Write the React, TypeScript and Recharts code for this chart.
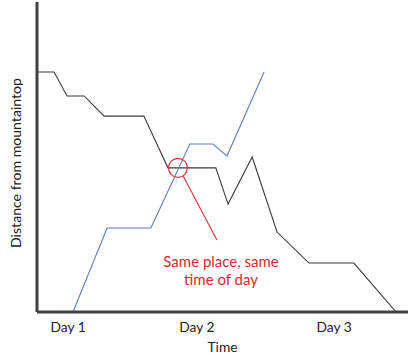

..............................

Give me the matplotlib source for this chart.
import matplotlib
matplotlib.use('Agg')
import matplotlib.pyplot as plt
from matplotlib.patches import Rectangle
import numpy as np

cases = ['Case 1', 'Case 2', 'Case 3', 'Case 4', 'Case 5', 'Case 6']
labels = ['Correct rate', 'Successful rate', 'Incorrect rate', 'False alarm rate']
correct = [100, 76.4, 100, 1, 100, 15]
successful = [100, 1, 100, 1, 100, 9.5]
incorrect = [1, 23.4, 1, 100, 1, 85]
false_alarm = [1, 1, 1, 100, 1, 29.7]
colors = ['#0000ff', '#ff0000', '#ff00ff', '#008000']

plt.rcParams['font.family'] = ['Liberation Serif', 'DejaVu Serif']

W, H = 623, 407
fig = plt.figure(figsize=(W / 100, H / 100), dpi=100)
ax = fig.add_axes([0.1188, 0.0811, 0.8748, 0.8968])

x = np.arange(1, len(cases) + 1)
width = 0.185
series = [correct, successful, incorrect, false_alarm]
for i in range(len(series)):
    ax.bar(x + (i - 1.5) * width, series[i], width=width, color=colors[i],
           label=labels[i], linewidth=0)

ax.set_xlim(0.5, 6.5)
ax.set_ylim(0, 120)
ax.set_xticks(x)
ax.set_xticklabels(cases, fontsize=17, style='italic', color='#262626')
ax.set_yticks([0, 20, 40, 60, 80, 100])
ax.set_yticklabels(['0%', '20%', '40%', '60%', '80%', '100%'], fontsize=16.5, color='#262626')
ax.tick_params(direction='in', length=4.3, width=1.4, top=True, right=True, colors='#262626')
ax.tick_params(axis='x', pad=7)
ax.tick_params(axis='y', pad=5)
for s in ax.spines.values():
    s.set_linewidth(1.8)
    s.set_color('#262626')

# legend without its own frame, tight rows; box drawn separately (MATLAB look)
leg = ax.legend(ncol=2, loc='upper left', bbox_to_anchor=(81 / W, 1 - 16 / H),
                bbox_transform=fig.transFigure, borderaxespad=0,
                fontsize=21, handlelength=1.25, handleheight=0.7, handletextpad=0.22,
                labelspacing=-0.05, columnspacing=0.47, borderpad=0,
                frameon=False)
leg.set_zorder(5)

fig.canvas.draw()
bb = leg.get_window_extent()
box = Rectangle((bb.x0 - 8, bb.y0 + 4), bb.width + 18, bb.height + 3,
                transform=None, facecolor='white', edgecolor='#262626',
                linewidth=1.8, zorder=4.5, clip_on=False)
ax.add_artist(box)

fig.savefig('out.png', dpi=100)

..............................

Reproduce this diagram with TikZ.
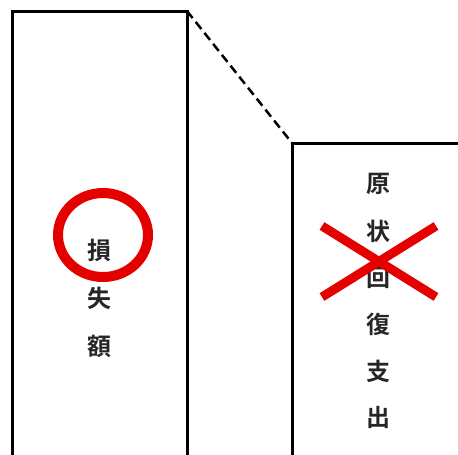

..............................

What needs to be done – Above this instruction are the records; retype exactly the lines from the one containing "Give me the matplotlib source for this chart." up to and including the one containing "ax = fig.add_axes([0.1188, 0.0811, 0.8748, 0.8968])".

Written response –
Give me the matplotlib source for this chart.
import matplotlib
matplotlib.use('Agg')
import matplotlib.pyplot as plt
from matplotlib.patches import Rectangle
import numpy as np

cases = ['Case 1', 'Case 2', 'Case 3', 'Case 4', 'Case 5', 'Case 6']
labels = ['Correct rate', 'Successful rate', 'Incorrect rate', 'False alarm rate']
correct = [100, 76.4, 100, 1, 100, 15]
successful = [100, 1, 100, 1, 100, 9.5]
incorrect = [1, 23.4, 1, 100, 1, 85]
false_alarm = [1, 1, 1, 100, 1, 29.7]
colors = ['#0000ff', '#ff0000', '#ff00ff', '#008000']

plt.rcParams['font.family'] = ['Liberation Serif', 'DejaVu Serif']

W, H = 623, 407
fig = plt.figure(figsize=(W / 100, H / 100), dpi=100)
ax = fig.add_axes([0.1188, 0.0811, 0.8748, 0.8968])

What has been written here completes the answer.